社会福祉士の川島豊輝さんが、認知症の様々な悩みに答えます。

Q. 母(75歳)は独身の兄(48歳)と2人で暮らしています。母は足が悪いので、兄が一緒に暮らしてくれて助かってはいますが、母に対して言い方がきつく「早くしろよ」「何でこんなこともできないんだよ」などと言います。最近は母と話すと、ストレスからか、会話が成立しないことが出てきました。私の話すことがうまく理解できないようで心配ですが、私の立場では何も言えません(46歳・女性)

A.「お母さんがかわいそう」「兄に変わってほしい」というお気持ちがあるかもしれませんが、ここはグッとこらえてほしいと思います。言い方を指摘してしまうと、言い合いになる可能性がありますし、お兄さんはますます妹に対して困りごとを話せなくなると思います。

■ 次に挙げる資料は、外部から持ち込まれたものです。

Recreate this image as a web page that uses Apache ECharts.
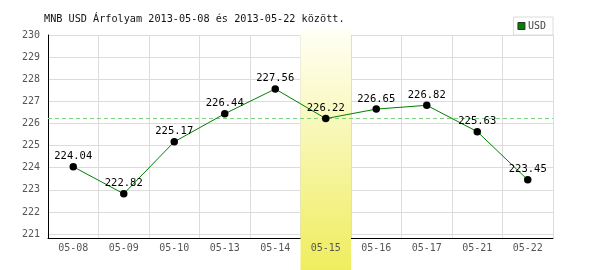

お兄さんは、もともとお母さんに対して言い方がきつかったのでしょうか? それともだんだんきつくなってきたのでしょうか? 相談者が今心配しているということは、後者かもしれませんね。だとしたら、言い方がきつくなってしまうのは、理由があると思います。お兄さんは1人で足の悪いお母さんの面倒を見ているわけですから、ストレスは当然あるはずです。まずはお兄さんのストレスをくみ取ってほしいと思います。

例えば「足が悪いお母さんの面倒をみるのは大変じゃない?」「無理しないでね」「一緒に暮らしてくれてありがとう」というように、お兄さんに感謝し、がんばりを認め、お兄さんが抱えているストレスを聞き出すことが、妹としてできることだと思います。

お兄さんはもしかしたら、誰にも気持ちを吐き出せずに、孤立しているかもしれません。妹からのこうした声がけによって、お兄さんは味方や仲間ができたと感じられて、ストレスが軽くなっていくと思います。お母さんへの言い方も変わってくるかもしれません。また、お兄さんと良好なコミュニケーションがとれるようになると、一緒に介護保険サービスなどについて検討するなど、お母さんの介護に関する相談もスムーズにできるのではないでしょうか。

お母さんの会話が成立しなくなっていることが、ストレスからなのか認知症などの症状なのかはわかりませんが、かかりつけ医などに相談してみる必要はあるかもしれません。お兄さんがきつい言い方になってしまうのは、お母さんに言葉が伝わらずにイライラしてしまう、といった状況がある可能性もあります。「お母さんの会話、最近おかしいよね」といった話から、受診の相談などもお兄さんとできるようになるといいですね。

兄としては、妹に弱音を吐きづらいかもしれません。お兄さんが弱音を吐き出せるように、味方になってあげてほしいと思います。

【まとめ】足の悪い母と暮らす兄。母に対する言い方がきつく、心配なときには?